I finally got clearance to run (as tolerated…so, until I get another kidney stone) and my panic over the half-marathon forced me out the door last Sunday. I felt great. Running felt great. I got in 3 1/2 miles, the first two straight, no problem. I was a bit wheezy, the air was a bit cold, but my kidneys were fine. But I still wasn’t sure even starting at 3 1/2 miles would get me where I needed to be in just six weeks, not when I have barely been running this season.

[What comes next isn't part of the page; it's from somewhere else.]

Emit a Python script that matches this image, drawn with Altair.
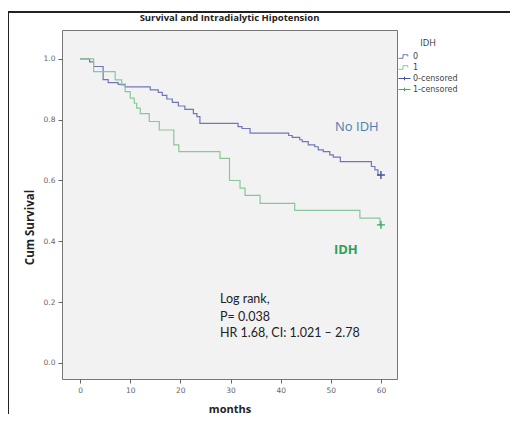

Truth be told, if I didn’t have friend flying down for the event, I probably would have scratched it by now. I’d still run – running has become a part of me, and my emotional health is so much better when I find the time, not to mention I can sleep the entire night on my stomach without my back hurting on the nights when I run – but it’d be nice not to have this panicky deadline looming over my head.
But I’ve worked it out. The nice thing about being so far off the mark is that you kinda just say “screw it”. I might not make the 13.1 miles by March 1. I might not be able to do it. There. BOOM, as Bee would say. Out loud: I might not. But I’ll keep aiming for it anyway. See where I end up. Because it’s about the process. The proverbial frickin’ journey. It’s about aiming for something, believing you’re going to miss, and shooting for it anyway. I might not make it by March, but maybe that means I’ll be ready for the next half-marathon registration that pops up. Maybe it means I’m shape enough to join that running club. And maybe there will be cute, single guys at the running club. But hott guys aren’t the reason, either.
I run because I want to. Because it’s me. It gives me focus and bragging rights and a dedicated time to listen to music and daydream. Sometimes my daydreams are about finding a bench and sitting down and catching my goddang breath, but hey – dream big, sunshine. And if I’m out there improving myself and running and doing all I can, then I can yell at my football guys to run faster, do better, with a clear conscience. (Yes, everything boils down to football in my life right now.)
So, yes, to answer your questions, I am out there running. Finally. There’s a goal in mind…but it’s sort of a floating goal. I only got in two miles last night, and they weren’t even close to all the way together. But seeing as I could barely hobble down the hallway after my epic start on Sunday, I get points just for knowing that what I needed was a shake-out run to loosen up again. In the literal freezing cold. I’m feeling much better this morning than I have since my first run. I think Thursdays will be better. Maybe not a fast two miles and then another mile and a half tacked on… But then again, maybe I will.
And even if I don’t, if I can’t, I’m going to run anyway.